Yazoo! a écrit :
heureusement que le secteur privé est capable de générer du profit sinon on serait très mal.
Elle est bien bonne.
Sinon pour revenir au thème de l'anti-communisme, nombre de témoignages nous montrent qu'il fut un temps où être communiste était un mode de vie, un temps où le parti communiste était une contre-société. Les communistes français vivaient au sein de la société bourgeoise autrement que ceux qui acceptaient la société bourgeoise. Il existait une véritable fraternité entre militants, fraternité qui ne concernait pas le sommet du parti (fraternité virile qui sera ensuite dévoyée par les fascistes, comme tout ce que la droite vole à la gauche). L'appareil, au sommet, n'était préoccupé que de politique au sens étroit et luttait contre le moindre signe de trotskysme et contre le moindre signe de spontanéisme. A l'affût de toutes les déviations, toujours vigilant, l'appareil se consolidait ainsi pour se confirmer à ses propres yeux et devant la base. Mais parmi les militants, à la base, il n'y avait rien de tel. Il y avait dans le Parti des gens de toutes sortes même des anarchisants et des trotskystes. Donc au début, le communisme est une manière de vivre, un style qui s'orientait vers le grand style. Ce n'est que plus tard qu'apparaît le mythe du communisme, sa mystification. Avec dans le même temps l'apparition d'une autre mystification : l'anticommunisme. Ces deux mythes s'entretennaient l'un l'autre et bouchaient l'horizon.

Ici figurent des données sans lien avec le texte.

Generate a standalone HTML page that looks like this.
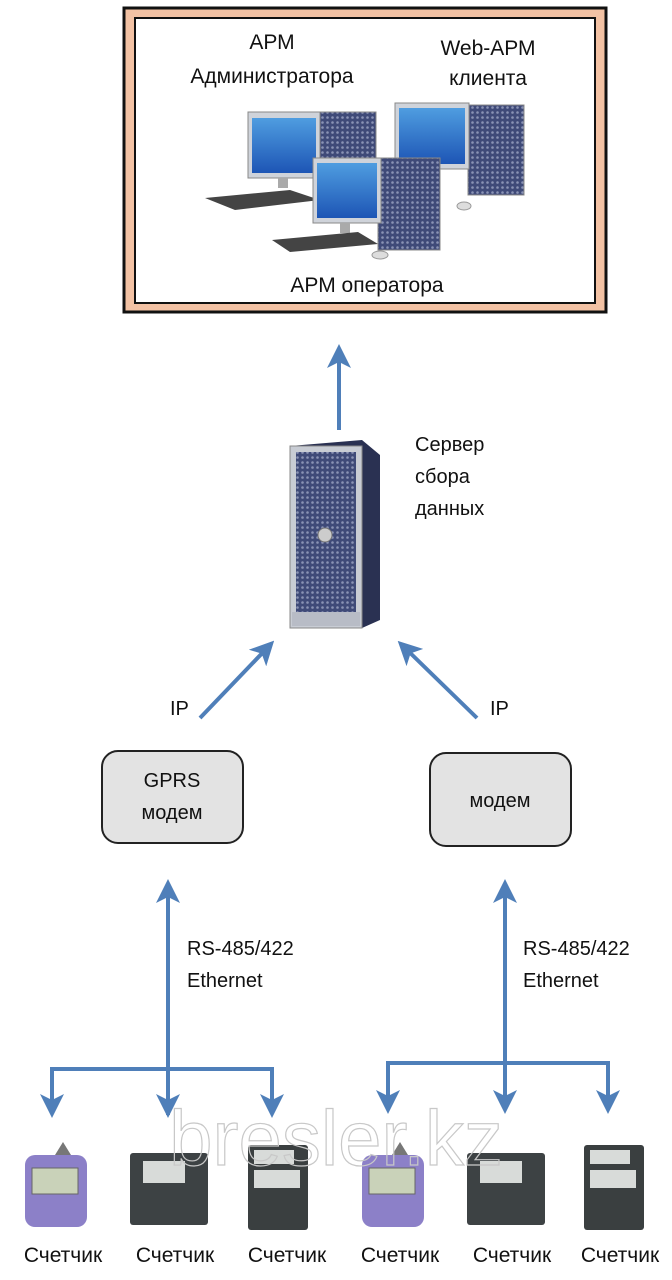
<!DOCTYPE html>
<html><head><meta charset="utf-8"><style>
html,body{margin:0;padding:0;background:#fff}
svg{display:block}
text{font-family:"Liberation Sans",sans-serif;fill:#111}
</style></head><body>
<svg width="672" height="1280" viewBox="0 0 672 1280" xmlns="http://www.w3.org/2000/svg">
<defs>
<marker id="ah" markerWidth="6" markerHeight="6" refX="4.5" refY="3" orient="auto" markerUnits="strokeWidth">
<path d="M0,0 L6,3 L0,6 L1.5,3 Z" fill="#4f7fb9"/></marker>
<pattern id="mesh" width="5" height="5" patternUnits="userSpaceOnUse"><rect width="5" height="5" fill="#3f4a78"/><circle cx="2.5" cy="2.5" r="1.3" fill="#8a93b5"/></pattern>
<linearGradient id="scr" x1="0" y1="0" x2="0" y2="1"><stop offset="0" stop-color="#4f9de0"/><stop offset="1" stop-color="#1d55b5"/></linearGradient>
</defs>

<rect x="124" y="8" width="482" height="304" fill="#f3c2a4" stroke="#111" stroke-width="3"/>
<rect x="135" y="18" width="460" height="285" fill="#fff" stroke="#111" stroke-width="2"/>
<text x="272" y="49" font-size="21" text-anchor="middle">АРМ</text>
<text x="272" y="83" font-size="21" text-anchor="middle">Администратора</text>
<text x="488" y="55" font-size="21" text-anchor="middle">Web-АРМ</text>
<text x="488" y="85" font-size="21" text-anchor="middle">клиента</text>
<text x="367" y="292" font-size="21" text-anchor="middle">АРМ оператора</text>

<g>
<rect x="320" y="112" width="56" height="90" fill="url(#mesh)" stroke="#888"/>
<rect x="248" y="112" width="72" height="66" fill="#cfd3da" stroke="#888"/>
<rect x="252" y="118" width="64" height="55" fill="url(#scr)"/>
<rect x="278" y="178" width="10" height="10" fill="#aaa"/>
<polygon points="205,198 290,190 320,200 235,210" fill="#444"/>
</g>
<g>
<rect x="468" y="105" width="56" height="90" fill="url(#mesh)" stroke="#888"/>
<rect x="395" y="103" width="74" height="66" fill="#cfd3da" stroke="#888"/>
<rect x="399" y="108" width="66" height="56" fill="url(#scr)"/>
<ellipse cx="464" cy="206" rx="7" ry="4" fill="#ddd" stroke="#999"/>
</g>
<g>
<rect x="378" y="158" width="62" height="92" fill="url(#mesh)" stroke="#888"/>
<rect x="313" y="158" width="68" height="65" fill="#cfd3da" stroke="#888"/>
<rect x="317" y="163" width="60" height="55" fill="url(#scr)"/>
<rect x="340" y="223" width="10" height="10" fill="#aaa"/>
<polygon points="272,240 358,232 378,244 290,252" fill="#444"/>
<ellipse cx="380" cy="255" rx="8" ry="4" fill="#ddd" stroke="#999"/>
</g>

<line x1="339" y1="430" x2="339" y2="350" stroke="#4f7fb9" stroke-width="4" marker-end="url(#ah)"/>

<polygon points="290,446 362,440 380,455 380,620 362,628 290,628" fill="#2a3152"/>
<rect x="290" y="446" width="72" height="182" fill="#c8ccd4" stroke="#888"/>
<rect x="296" y="452" width="60" height="160" fill="url(#mesh)"/>
<circle cx="325" cy="535" r="7" fill="#ccc" stroke="#777"/>
<rect x="292" y="612" width="68" height="14" fill="#b8bcc6"/>
<text x="415" y="451" font-size="20">Сервер</text>
<text x="415" y="483" font-size="20">сбора</text>
<text x="415" y="515" font-size="20">данных</text>

<line x1="200" y1="718" x2="270" y2="645" stroke="#4f7fb9" stroke-width="4" marker-end="url(#ah)"/>
<line x1="477" y1="718" x2="402" y2="645" stroke="#4f7fb9" stroke-width="4" marker-end="url(#ah)"/>
<text x="170" y="715" font-size="20">IP</text>
<text x="490" y="715" font-size="20">IP</text>

<rect x="102" y="751" width="141" height="92" rx="16" fill="#e3e3e3" stroke="#222" stroke-width="2"/>
<text x="172" y="787" font-size="20" text-anchor="middle">GPRS</text>
<text x="172" y="819" font-size="20" text-anchor="middle">модем</text>
<rect x="430" y="753" width="141" height="93" rx="16" fill="#e3e3e3" stroke="#222" stroke-width="2"/>
<text x="500" y="807" font-size="20" text-anchor="middle">модем</text>

<line x1="168" y1="1115" x2="168" y2="885" stroke="#4f7fb9" stroke-width="4" marker-end="url(#ah)"/>
<line x1="168" y1="1100" x2="168" y2="1112" stroke="#4f7fb9" stroke-width="4" marker-end="url(#ah)"/>
<line x1="505" y1="1110" x2="505" y2="885" stroke="#4f7fb9" stroke-width="4" marker-end="url(#ah)"/>
<line x1="505" y1="1095" x2="505" y2="1108" stroke="#4f7fb9" stroke-width="4" marker-end="url(#ah)"/>
<text x="187" y="955" font-size="20">RS-485/422</text>
<text x="187" y="987" font-size="20">Ethernet</text>
<text x="523" y="955" font-size="20">RS-485/422</text>
<text x="523" y="987" font-size="20">Ethernet</text>

<g stroke="#4f7fb9" stroke-width="4" fill="none">
<polyline points="52,1112 52,1069 272,1069 272,1112" marker-end="url(#ah)"/>
<line x1="52" y1="1069" x2="52" y2="1112" marker-end="url(#ah)"/>
<polyline points="388,1108 388,1063 608,1063 608,1108" marker-end="url(#ah)"/>
<line x1="388" y1="1063" x2="388" y2="1108" marker-end="url(#ah)"/>
</g>

<g id="m1"><polygon points="55,1155 63,1142 71,1155" fill="#777"/><rect x="25" y="1155" width="62" height="72" rx="10" fill="#8c80c8"/><rect x="32" y="1168" width="46" height="26" fill="#c9d2b9" stroke="#666"/></g>
<g id="m2"><rect x="130" y="1153" width="78" height="72" rx="3" fill="#3d4244"/><rect x="143" y="1161" width="42" height="22" fill="#d8dbd9"/></g>
<g id="m3"><rect x="248" y="1145" width="60" height="85" rx="3" fill="#3a3f40"/><rect x="254" y="1150" width="40" height="14" fill="#d8dbd9"/><rect x="254" y="1170" width="46" height="18" fill="#d8dbd9"/></g>
<use href="#m1" x="337"/><use href="#m2" x="337"/><use href="#m3" x="336"/>

<text x="336" y="1165" font-size="78" text-anchor="middle" stroke="#c8c8c8" stroke-width="1.2" style="fill:none">bresler.kz</text>

<g font-size="21" text-anchor="middle">
<text x="63" y="1262">Счетчик</text><text x="175" y="1262">Счетчик</text><text x="287" y="1262">Счетчик</text>
<text x="400" y="1262">Счетчик</text><text x="512" y="1262">Счетчик</text><text x="620" y="1262">Счетчик</text>
</g>
</svg>
</body></html>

L'anticommunisme était une mystification politique servant de couverture au fonctionnement du capitalisme. Quant au communisme, il n'a jamais pleinement existé. Le communisme selon Marx ? On sait ce qu'il en dit... Ses conceptions étaient bien plus proches de celles de Bakounine que de celles de Staline. D'ailleurs les "théoriciens" soviétiques renvoyaient le communisme à une date indeterminée. Dans le communisme, bien sûr, concédaient-ils, il n'y a plus d'Etat ; en attendant, nous renforçons l'Etat pour préparer le bond final au cours duquel nous passerons de l'Etat à l'absence d'Etat. Comme si le renforcement stalinien de l'Etat pouvait un beau matin s'effacer, sans révolution, sans discontinuité radicale...

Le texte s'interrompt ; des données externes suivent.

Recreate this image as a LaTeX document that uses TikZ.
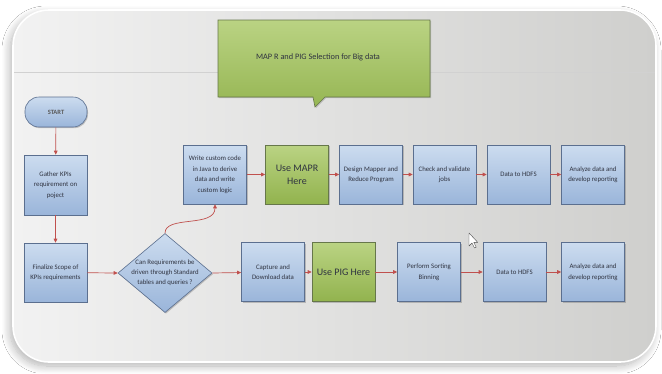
\documentclass[tikz,border=0pt]{standalone}
\usepackage{fontspec}
\setmainfont{Carlito}
\usetikzlibrary{shapes.geometric,arrows.meta,shadows,shadows.blur}

\definecolor{boxtop}{HTML}{CCDCEF}
\definecolor{boxbot}{HTML}{9AB5DA}
\definecolor{boxline}{HTML}{5B6F8F}
\definecolor{grntop}{HTML}{BAD383}
\definecolor{grnbot}{HTML}{92B34E}
\definecolor{grnline}{HTML}{66774A}
\definecolor{flow}{HTML}{C0504D}
\definecolor{ink}{HTML}{2F3340}
\definecolor{panelL}{HTML}{F2F2F2}
\definecolor{panelR}{HTML}{CFCFCD}

\tikzset{
  boxshadow/.style={drop shadow={shadow xshift=1pt,shadow yshift=-1.2pt,opacity=0.35,fill=black!60}},
  blk/.style={rectangle, draw=boxline, line width=0.6pt, top color=boxtop, bottom color=boxbot,
    minimum width=63pt, minimum height=59pt, inner sep=1pt, align=center,
    font=\fontsize{6.8}{10.5}\selectfont, text=ink, boxshadow},
  grn/.style={blk, draw=grnline, top color=grntop, bottom color=grnbot,
    font=\fontsize{10}{13}\selectfont},
  flowline/.style={draw=flow, line width=0.7pt, -{Triangle[length=4pt,width=3.6pt]}},
}

\begin{document}
\begin{tikzpicture}[x=1pt,y=-1pt]
\useasboundingbox (0,0) rectangle (662,373);
\fill[white] (0,0) rectangle (662,373);

% panel with soft shadow and glossy rim
\path[rounded corners=36pt, blur shadow={shadow xshift=-3pt,shadow yshift=-4pt,shadow blur radius=8pt,shadow blur steps=12,shadow opacity=30},
  left color=panelL, right color=panelR, draw=white, line width=1.6pt]
  (13,10) rectangle (656,362);
\draw[black!18, line width=0.5pt] (14,72) -- (655,72);

% title callout
\path[draw=grnline, line width=0.6pt, top color=grntop, bottom color=grnbot!90!grntop,
  drop shadow={shadow xshift=1pt,shadow yshift=-1.2pt,opacity=0.3,fill=black!60}]
  (218,20) -- (430,20) -- (430,97) -- (325,97) -- (315,107) -- (313,97) -- (218,97) -- cycle;
\node[font=\fontsize{8.3}{10}\selectfont, text=ink] (title) at (318,57) {MAP R and PIG Selection for Big data};

% left column
\node[blk, rounded corners=14pt, minimum width=62pt, minimum height=30pt,
  font=\fontsize{6.5}{8}\selectfont\bfseries, text=black!65] (start) at (56,112) {START};
\node[blk, minimum height=60pt] (gather) at (55.5,185) {Gather KPIs\\requirement on\\poject};
\node[blk] (final) at (55.5,272.5) {Finalize Scope of\\KPIs requirements};

% decision
\node[diamond, draw=boxline, line width=0.6pt, top color=boxtop, bottom color=boxbot,
  minimum width=94pt, minimum height=79pt, inner sep=0pt, boxshadow] (dec) at (165,273) {};
\node[align=center, font=\fontsize{6.8}{10}\selectfont, text=ink] (dectext) at (165,273)
  {Can Requirements be\\driven through Standard\\tables and queries ?};

% MapReduce row
\node[blk] (write) at (215,174.5) {Write custom code\\in Java to derive\\data and write\\custom logic};
\node[grn] (mapr) at (297,174.5) {Use MAPR\\Here};
\node[blk] (design) at (371,174.5) {Design Mapper and\\Reduce Program};
\node[blk] (check) at (444.5,174.5) {Check and validate\\jobs};
\node[blk] (hdfsA) at (518.5,174.5) {Data to HDFS};
\node[blk] (anaA) at (593,174.5) {Analyze data and\\develop reporting};

% Pig row
\node[blk] (capture) at (273,272) {Capture and\\Download data};
\node[grn] (pig) at (343.5,272) {Use PIG Here};
\node[blk] (sort) at (429,272) {Perform Sorting\\Binning};
\node[blk] (hdfsB) at (514.5,272) {Data to HDFS};
\node[blk] (anaB) at (593,272) {Analyze data and\\develop reporting};

% connectors
\draw[flowline] (start) -- (gather);
\draw[flowline] (gather) -- (final);
\draw[flowline] (final) -- (dec.west);
\draw[flowline] (dec.north) .. controls (165,215) and (215,228) .. (write.south);
\draw[flowline] (dec.east) -- (capture);
\draw[flowline] (write) -- (mapr);
\draw[flowline] (mapr) -- (design);
\draw[flowline] (design) -- (check);
\draw[flowline] (check) -- (hdfsA);
\draw[flowline] (hdfsA) -- (anaA);
\draw[flowline] (capture) -- (pig);
\draw[flowline] (pig) -- (sort);
\draw[flowline] (sort) -- (hdfsB);
\draw[flowline] (hdfsB) -- (anaB);

% pointer
\path[fill=white, draw=black!70, line width=0.4pt, line join=round]
  (469,233) -- (469,246) -- (472,243) -- (474.5,248) -- (476.2,247.2) -- (473.8,242.4) -- (477.8,242.4) -- cycle;
\end{tikzpicture}
\end{document}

Mais le mouvement communiste a quitté son terrain et s'est installé sur celui de l'adversaire le jour où l'Etat stalinien a pris en charge la croissance économique. Il a servi de modèle non seulement aux divers partis communistes mais aux Etats et aux partis bourgeois. C'est là que le parti communiste cesse d'être une contre-société pour devenir un contre-Etat. Pas en parti destructeur de l'Etat mais en parti candidat à la direction de l'Etat pour relayer la bourgeoisie. La contre-société a échoué, notamment en Allemagne (événements de 1928-1933). Des témoignages nous décrivent cette contre-société dans laquelle vivent des camarades ayant les uns pour les autres des sentiments de fraternité, de solidarité étroite, d'affection réciproque et profonde dans la lutte. Cette contre-société communiste échoue avec le fascisme et le stalinisme (cf. également la Révolution espagnole et le témoignage d'Orwell).

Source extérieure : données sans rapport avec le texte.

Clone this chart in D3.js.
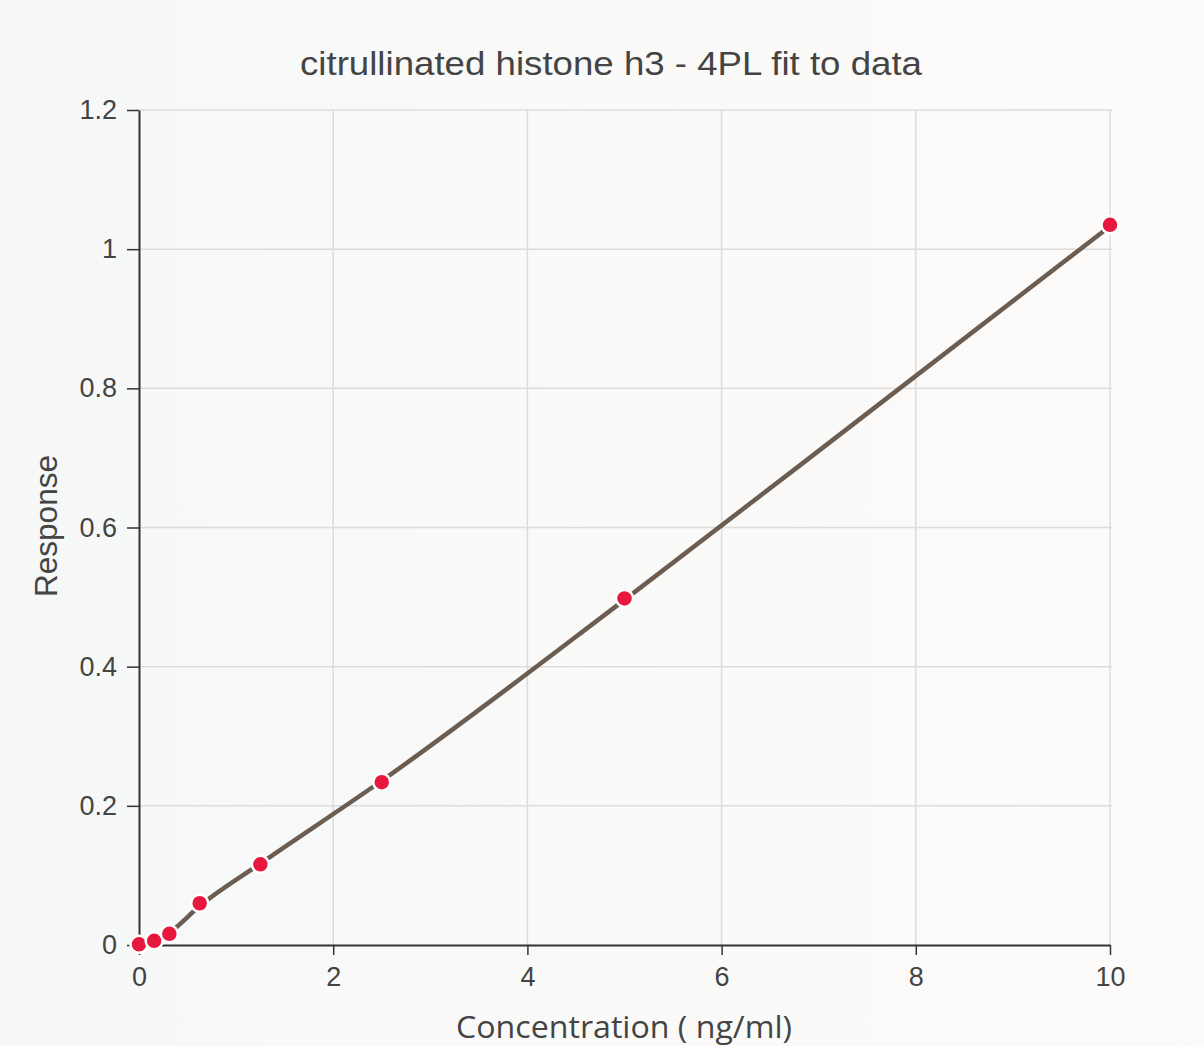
<!DOCTYPE html>
<html><head><meta charset="utf-8">
<script src="https://cdn.jsdelivr.net/npm/d3@7"></script>
<style>body{margin:0;background:#fafafa;} svg{display:block;}</style>
</head><body>
<svg id="chart" width="1204" height="1046"></svg>
<script>
const title = "citrullinated histone h3 - 4PL fit to data";
const xLabel = "Concentration ( ng/ml)";
const yLabel = "Response";
const concentrations = [0, 0.156, 0.3125, 0.625, 1.25, 2.5, 5, 10];
const responses = [0.001, 0.006, 0.016, 0.060, 0.116, 0.234, 0.498, 1.035];
const fitX = [0, 0.3125, 0.625, 1.25, 2.5, 5, 7.5, 10];
const fitY = [0.0, 0.018, 0.056, 0.117, 0.236, 0.496, 0.764, 1.033];
const xTicks = [0, 2, 4, 6, 8, 10];
const yTicks = [0, 0.2, 0.4, 0.6, 0.8, 1, 1.2];

const svg = d3.select("#chart");
const defs = svg.append("defs");
const g1 = defs.append("linearGradient").attr("id","bg").attr("x1","0").attr("x2","1").attr("y1","0").attr("y2","0");
g1.append("stop").attr("offset","0").attr("stop-color","#f6f8f8");
g1.append("stop").attr("offset","1").attr("stop-color","#fdfbf9");
svg.append("rect").attr("width",1204).attr("height",1046).attr("fill","url(#bg)");

const m = {left:139, right:1110, top:110, bottom:945};
const x = d3.scaleLinear().domain([0,10]).range([m.left, m.right]);
const y = d3.scaleLinear().domain([0,1.2]).range([m.bottom, m.top]);

// grid
svg.append("g").selectAll("line").data(xTicks.filter(d=>d>0)).join("line")
  .attr("x1",d=>x(d)).attr("x2",d=>x(d)).attr("y1",m.top).attr("y2",m.bottom)
  .attr("stroke","#dcdcdc").attr("stroke-width",1.5);
svg.append("g").selectAll("line").data(yTicks.filter(d=>d>0)).join("line")
  .attr("x1",m.left).attr("x2",m.right+2).attr("y1",d=>y(d)).attr("y2",d=>y(d))
  .attr("stroke","#dcdcdc").attr("stroke-width",1.5);

const font = "'Liberation Sans', Arial, sans-serif";
// axes
const xAxis = svg.append("g").attr("transform",`translate(0,${m.bottom})`)
  .call(d3.axisBottom(x).tickValues(xTicks).tickSize(10).tickSizeOuter(0).tickPadding(12).tickFormat(d3.format("d")));
const yAxis = svg.append("g").attr("transform",`translate(${m.left},0)`)
  .call(d3.axisLeft(y).tickValues(yTicks).tickSize(12).tickSizeOuter(0).tickPadding(10).tickFormat(d=>d3.format("")(+d.toFixed(1))));
[xAxis,yAxis].forEach(a=>{
  a.select(".domain").attr("stroke","#333").attr("stroke-width",2);
  a.selectAll(".tick line").attr("stroke","#333").attr("stroke-width",1.5);
  a.selectAll(".tick text").attr("fill","#444").attr("font-size",27).attr("font-family",font);
});

// fit line
svg.append("path").datum(fitX.map((d,i)=>[d,fitY[i]]))
  .attr("d", d3.line().x(d=>x(d[0])).y(d=>y(d[1])).curve(d3.curveMonotoneX))
  .attr("fill","none").attr("stroke","#6b5d52").attr("stroke-width",4.5);

// points
svg.append("g").selectAll("circle").data(concentrations.map((d,i)=>[d,responses[i]])).join("circle")
  .attr("cx",d=>x(d[0])).attr("cy",d=>y(d[1])).attr("r",8.5)
  .attr("fill","#e8173d").attr("stroke","#fff").attr("stroke-width",2.5);

// titles
svg.append("text").attr("x",611).attr("y",75).attr("text-anchor","middle")
  .attr("font-family",font).attr("font-size",33).attr("fill","#444")
  .attr("textLength",622).attr("lengthAdjust","spacingAndGlyphs").text(title);
svg.append("text").attr("x",624).attr("y",1038).attr("text-anchor","middle")
  .attr("font-family","'Open Sans', 'Noto Sans', sans-serif").attr("font-size",31).attr("fill","#444")
  .attr("textLength",336).attr("lengthAdjust","spacingAndGlyphs").text(xLabel);
svg.append("text").attr("transform","translate(57,526) rotate(-90)").attr("text-anchor","middle")
  .attr("font-family",font).attr("font-size",31).attr("fill","#444")
  .attr("textLength",142).attr("lengthAdjust","spacingAndGlyphs").text(yLabel);
</script>
</body></html>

La façon d'être qui a disparu comportait une critique et un dépassement du politique comme tel. Cette façon d'être ne se vouait pas à l'activité politique en tant qu'activité spécialisée.
Il fallut beaucoup de temps pour que les militants communistes, à la base, s'intéresssent à la croissance économique en URSS, au nombre de tonnes de blé et d'acier produites, à la croissance come critère du socialisme. Ce n'était pas cela qu'ils cherchaient et désiraient. Les surréalistes (André Breton) furent parmi les premiers à dénoncer cette transformation du mouvement communiste : la transformation de la contre-société en contre-Etat et de la spontanéité en appareil. Ainsi en URSS, le marxisme s'est transformé en son contraire : de critique des idéologies il est devenu idéologie; de critique de l'Etat il est devenu idéologie de l'Etat.